As previously reported in ASR (see issue 6/11/01), Diversity's equipment leasing and commercial lending issuers are often players in the term and conduit ABS market on a periodic basis. However, these issuers frequently dip into the "spot" market, as David D'Antonio, managing director and founder of Diversity, calls it.

Diversity's niche is financing equipment lease and commercial loan portfolios for private, small and middle-market specialty finance companies, when liquidity is an immediate issue.

The average deal, $2 million to $20 million in size, is similar to a whole loan sale with the servicing retained.

"They can sell a pool of $10 million, $20 million, $30 million every so often to unload some portfolio, and they can do it quickly without high legal costs and oversight, and get more cash out of their deals than if they put it in their conduits," D'Antonio said. "A lot of companies have to do this because they're not getting the right advance rate from their conduits."

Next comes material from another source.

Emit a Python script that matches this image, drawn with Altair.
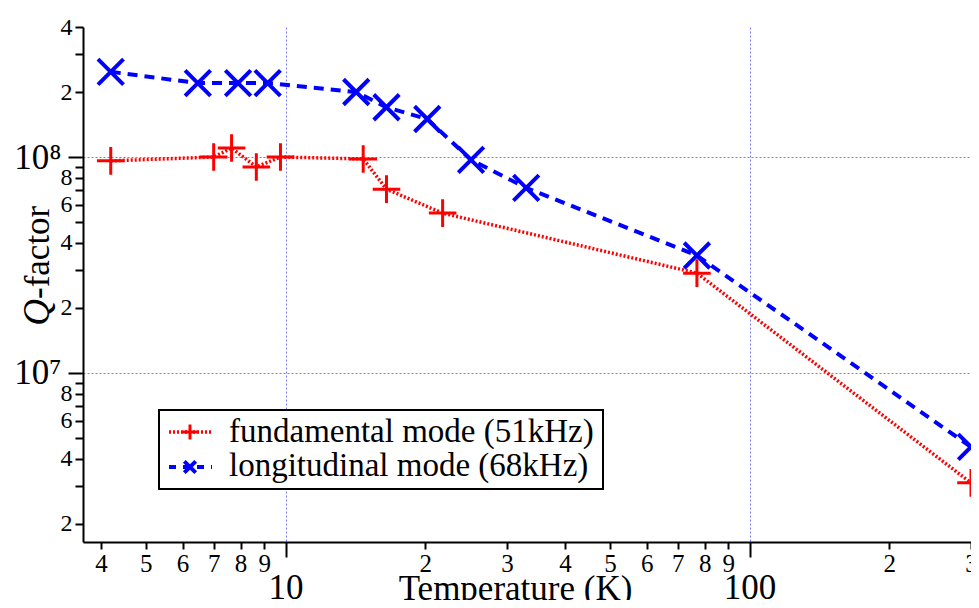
import altair as alt
import pandas as pd

# ---- data ----
temp_fund = [4.2, 7.0, 7.65, 8.65, 9.75, 14.7, 16.5, 21.8, 77.0, 300.0]
q_fund = [0.96e8, 1.0e8, 1.10e8, 0.90e8, 1.0e8, 0.98e8, 0.71e8, 0.55e8, 0.29e8, 3.1e6]
temp_long = [4.2, 6.47, 7.9, 9.15, 14.2, 16.5, 20.2, 25.1, 33.0, 77.0, 300.0]
q_long = [2.48e8, 2.2e8, 2.2e8, 2.2e8, 2.0e8, 1.7e8, 1.5e8, 0.97e8, 0.72e8, 0.35e8, 4.55e6]

label_fund = "fundamental mode (51kHz)"
label_long = "longitudinal mode (68kHz)"

x_ticks = [4, 5, 6, 7, 8, 9, 10, 20, 30, 40, 50, 60, 70, 80, 90, 100, 200, 300]
y_ticks = [2e6, 3e6, 4e6, 5e6, 6e6, 7e6, 8e6, 9e6, 1e7,
           2e7, 3e7, 4e7, 5e7, 6e7, 7e7, 8e7, 9e7, 1e8, 2e8, 3e8, 4e8]

x_domain = [3.66, 300]
y_domain = [1.65e6, 4e8]

df_f = pd.DataFrame({"T": temp_fund, "Q": q_fund})
df_l = pd.DataFrame({"T": temp_long, "Q": q_long})

FONT = "Liberation Serif"
RED = "#ff0000"
BLUE = "#0000ff"
GRID = "#7878ff"

PLUS = "M-1,0H1M0,-1V1"
CROSS = "M-1,-1L1,1M-1,1L1,-1"

x_major = "datum.value == 10 || datum.value == 100"
y_major = "datum.value == 10000000 || datum.value == 100000000"
mant = "round(datum.value / pow(10, floor(log(datum.value)/LN10 + 1e-9)))"

x_axis = alt.Axis(
    values=x_ticks,
    labelExpr=f"({x_major}) ? '' + datum.value : '' + {mant}",
    tickSize={"condition": {"test": x_major, "value": 15}, "value": 7},
    labelFontSize={"condition": {"test": x_major, "value": 35}, "value": 25},
    labelPadding={"condition": {"test": x_major, "value": 13}, "value": 2},
    gridOpacity={"condition": {"test": x_major, "value": 1}, "value": 0},
    grid=True, gridColor=GRID, gridDash=[2, 2], gridWidth=1,
    domainColor="black", domainWidth=2, tickColor="black", tickWidth=2,
    labelFont=FONT, labelColor="black", labelOverlap=False, labelFlush=False,
    labelBaseline="top",
    title="Temperature (K)", titleFont=FONT, titleFontSize=35, titleFontWeight="normal",
    titleColor="black", titleX=432, titleY=57, titleBaseline="alphabetic", titleAlign="center",
    titleAnchor="start",
)

y_axis = alt.Axis(
    values=y_ticks,
    labelExpr=(f"datum.value == 10000000 ? '10\u2077' : datum.value == 100000000 ? '10\u2078' : "
               f"({mant} % 2 == 0 ? '' + {mant} : '')"),
    tickSize={"condition": {"test": y_major, "value": 15}, "value": 8},
    labelFontSize={"condition": {"test": y_major, "value": 35}, "value": 24},
    labelPadding={"condition": {"test": y_major, "value": 7}, "value": 3},
    gridOpacity={"condition": {"test": y_major, "value": 1}, "value": 0},
    grid=True, gridColor=GRID, gridDash=[2, 2], gridWidth=1,
    domainColor="black", domainWidth=2, tickColor="black", tickWidth=2,
    labelFont=FONT, labelColor="black", labelOverlap=False, labelFlush=False,
    title="",
)

X = alt.X("T:Q", scale=alt.Scale(type="log", domain=x_domain, nice=False), axis=x_axis)
Y = alt.Y("Q:Q", scale=alt.Scale(type="log", domain=y_domain, nice=False), axis=y_axis)

long_line = alt.Chart(df_l).mark_line(color=BLUE, strokeWidth=4, strokeDash=[10, 7]).encode(x=X, y=Y)
long_pts = alt.Chart(df_l).mark_point(shape=CROSS, size=650, color=BLUE, strokeWidth=4,
                                      filled=False, opacity=1).encode(x=X, y=Y)
fund_line = alt.Chart(df_f).mark_line(color=RED, strokeWidth=3.5, strokeDash=[2, 2]).encode(x=X, y=Y)
fund_pts = alt.Chart(df_f).mark_point(shape=PLUS, size=760, color=RED, strokeWidth=3,
                                      filled=False, opacity=1).encode(x=X, y=Y)

one = pd.DataFrame({"k": [0]})

# y title: italic Q + "-factor"
q_txt = alt.Chart(one).mark_text(font=FONT, fontStyle="italic", fontSize=37, angle=270,
                                 align="right", baseline="alphabetic", color="black").encode(
    x=alt.value(-34), y=alt.value(272), text=alt.value("Q"))
f_txt = alt.Chart(one).mark_text(font=FONT, fontSize=35, angle=270,
                                 align="left", baseline="alphabetic", color="black").encode(
    x=alt.value(-34), y=alt.value(272), text=alt.value("-factor"))

# legend
box = alt.Chart(one).mark_rect(fill="white", stroke="black", strokeWidth=2).encode(
    x=alt.value(76), x2=alt.value(520), y=alt.value(383), y2=alt.value(462))
leg_l1 = alt.Chart(one).mark_rule(color=RED, strokeWidth=3.5, strokeDash=[2, 2]).encode(
    x=alt.value(86), x2=alt.value(129), y=alt.value(405))
leg_p1 = alt.Chart(one).mark_point(shape=PLUS, size=220, color=RED, strokeWidth=3,
                                   filled=False, opacity=1).encode(x=alt.value(107), y=alt.value(405))
leg_t1 = alt.Chart(one).mark_text(font=FONT, fontSize=33, align="left", baseline="alphabetic",
                                  color="black").encode(x=alt.value(146), y=alt.value(415),
                                                        text=alt.value(label_fund))
leg_l2 = alt.Chart(one).mark_rule(color=BLUE, strokeWidth=4, strokeDash=[7, 7]).encode(
    x=alt.value(86), x2=alt.value(129), y=alt.value(440))
leg_p2 = alt.Chart(one).mark_point(shape=CROSS, size=130, color=BLUE, strokeWidth=4,
                                   filled=False, opacity=1).encode(x=alt.value(107), y=alt.value(440))
leg_t2 = alt.Chart(one).mark_text(font=FONT, fontSize=33, align="left", baseline="alphabetic",
                                  color="black").encode(x=alt.value(146), y=alt.value(449),
                                                        text=alt.value(label_long))

chart = alt.layer(
    long_line, long_pts, fund_line, fund_pts,
    q_txt, f_txt,
    box, leg_l1, leg_p1, leg_t1, leg_l2, leg_p2, leg_t2,
).properties(
    width=888, height=515,
    autosize=alt.AutoSizeParams(type="none"),
    padding={"left": 75, "top": 19, "right": 0, "bottom": 58},
    background="white",
).configure_view(strokeWidth=0)

chart.save("out.html", embed_options={"renderer": "svg", "actions": False})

These deals typically pay at least 200 over matched term Treasurys, average life. The majority of the market, however, is in the 400 to 600 over Treasurys range, depending on the quality of the assets. The deals generally have three-years and under average lives. "The investors, I would say, receive a very fair yield, compared to an investment-grade rated security."

The pickup in business over the last few years is partly attributable to the larger banks and finance companies shying away from this type of niche funding. For example, GE Capital recently closed its Colonial Pacific unit, while other lenders, including American Express's First Sierra, either pared down related operations or exited the business.

"Last year was a very good year," D'Antonio said. "It was running a little light this quarter, but I think we'll be on par this year with last year."

Though not all the deals are true securitizations or structured through special purpose entities (SPEs), they tend to involve some sort of lockbox, and they include standard segregations of cash, and the covenants and triggers that are found in other true-sale types of structured transactions, D'Antonio said.

"I would say in many cases, the transactions are probably a minimum of investment-grade rating, if you were to have it rated, but we don't do that," he added

Although the firm does involve the rating agencies and surety providers for its conduit deals, of which Diversity placed two last year ($65 million and $75 million).

Diversity is currently working on a $100 million transaction backed by transportation assets, including rolling stock (or trucks), which will be rated and placed in an asset-backed conduit.

Interestingly, the investor base for these deals is primarily regional banks and larger specialty finance lenders. Occasionally Diversity will place a deal with an insurance company.

"We do see a lot of smaller banks, community banks that are looking for product. On one hand, they don't want to lend to a leasing company, but they really want to book the assets, because they see yield, more than they can get on their commercial lending," D'Antonio said. "It's almost a catch-22. They won't lend to the industry, but they do want to book the loans as direct leases."